The other thing is he's very popular with people who think the mainstream and the media is against them. I grew up being raised [to believe] that Hollywood was the devil and that liberals are trying to like, murder babies. I was told a very simple worldview. Trump manages to uncomplicate the world for a lot of people. I'm on the phone with literal Trump voters once a week, you know, just talking to my own family. They don't give a shit about, he fucks porn stars and he fucks around on his wife. They don't care about any of his earthly sins. He repeats their own values back to them. And all they want to see is their values reflected in the world. The fact that we don't all see Trump in the same light could be a reason for why a lot of the Trump comedy doesn't hit.
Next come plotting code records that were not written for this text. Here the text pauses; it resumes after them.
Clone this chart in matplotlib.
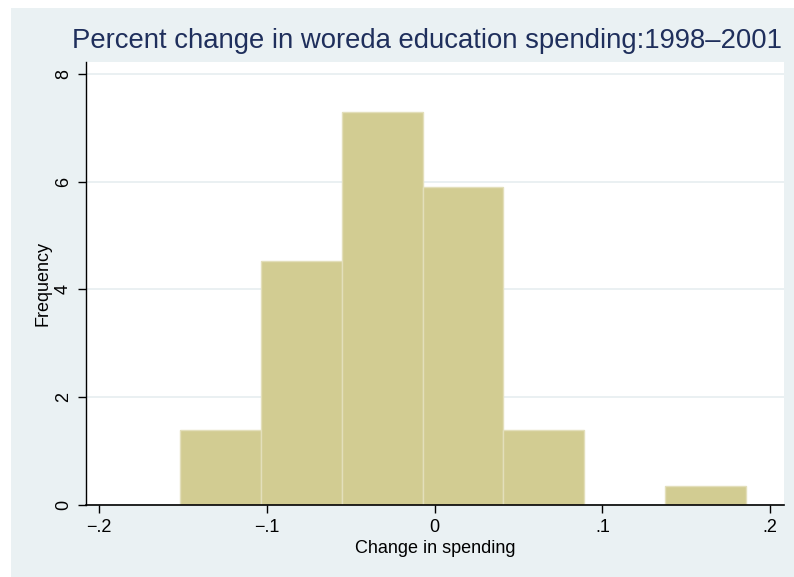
import numpy as np
import matplotlib.pyplot as plt
from matplotlib.patches import Rectangle

plt.rcParams['font.family'] = ['Liberation Sans', 'DejaVu Sans']

# histogram of spending change (7 bins)
bin_left = -0.1518
bin_width = 0.0482
freq = [1.39, 4.52, 7.30, 5.90, 1.39, 0.0, 0.35]

xticks = [-0.2, -0.1, 0, 0.1, 0.2]
xticklabels = ["\u2212.2", "\u2212.1", "0", ".1", ".2"]
yticks = [0, 2, 4, 6, 8]

bg = "#eaf1f3"
bar_col = "#d2cc92"
navy = "#1f2f5c"

fig = plt.figure(figsize=(7.94, 5.77), dpi=100)
fig.patches.append(Rectangle((11/794, 0), 1, (577-8)/577, transform=fig.transFigure,
                             facecolor=bg, edgecolor="none", zorder=-1))

ax = fig.add_axes([86/794, (577-505)/577, (784-86)/794, (505-62)/577])
ax.set_facecolor("white")

edges = bin_left + bin_width*np.arange(len(freq))
ax.bar(edges, freq, width=bin_width, align='edge', color=bar_col,
       edgecolor="#e3dfbb", linewidth=1.0, zorder=2)

ax.set_xlim(-0.2078, 0.2082)
ax.set_ylim(0, 8.22)
ax.set_yticks(yticks)
ax.set_yticklabels([str(t) for t in yticks], rotation=90, va='center')
ax.set_xticks(xticks)
ax.set_xticklabels(xticklabels)
ax.yaxis.grid(True, color="#e6eef0", linewidth=1.2, zorder=0)
ax.set_axisbelow(True)

for s in ["top", "right"]:
    ax.spines[s].set_visible(False)
ax.spines["left"].set_linewidth(1.0)
ax.spines["bottom"].set_linewidth(1.2)
ax.tick_params(axis='both', length=6, width=1, labelsize=13, colors="black", pad=4)

ax.set_xlabel("Change in spending", fontsize=13, labelpad=3)
ax.set_ylabel("Frequency", fontsize=13)
ax.yaxis.set_label_coords(-0.05, 0.5)

fig.text(72/794, 1 - 41/577, "Percent change in woreda education spending:1998\u20132001",
         fontsize=19.8, color=navy, va='center', ha='left')

fig.savefig("out.png", dpi=100, facecolor="white")
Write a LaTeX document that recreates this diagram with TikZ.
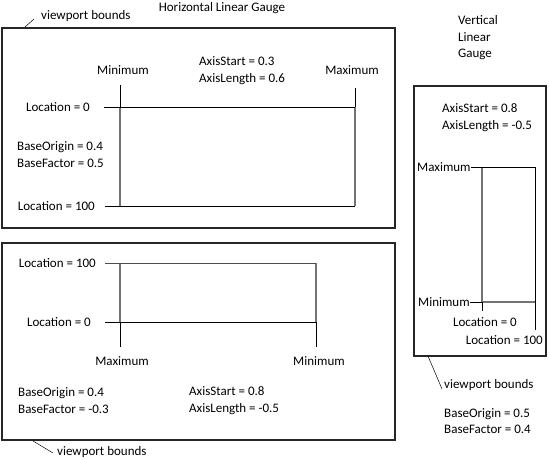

I try to just highlight that he's a bullshitter. Whenever I ramble in that Trump voice, I'm hoping to just sort of subtly illustrate, like, this guy just has no idea what he's talking about. He just talks out of his ass and he's pure Americana. He is confidence without substance. He gives voice to that angry confidence and he doesn't have to be right. So, you know, whether or not my takes about Scooby Doo are correct or not, that's besides the point.
How did you decide to go for this sort of absurdist approach, as opposed to trying to imitate something he would actually talk about?
Before COVID, when I was doing my Trump bits in front of people, I could sort of feel when, if I was getting a little bit more serious about how he makes me feel, how he makes me feel separate from the Christians in my life, how he makes me feel queasy about the rise of fascism -- I just felt the audience pulling back. It doesn't make anybody feel good. I mean, he doesn't even make his supporters feel good. They feel like they're under attack all the time.
Ultimately my job as a comedian is more important than my feelings as a former evangelical or a leftist or whatever it is. I have a job to do, which is to make the maximum amount of people in the room happy for a moment and take them on a vacation from reality.
It's just cathartic for me to sort of take this Trump toy out and play with it and be silly with it. It defangs it a little bit, robs it a little bit of its mystique and power and I mean, as we're aware, he hates being made fun of. So I think I just find a sweet spot between how stupid he is and not bringing up the political realities that make us feel so queasy all day.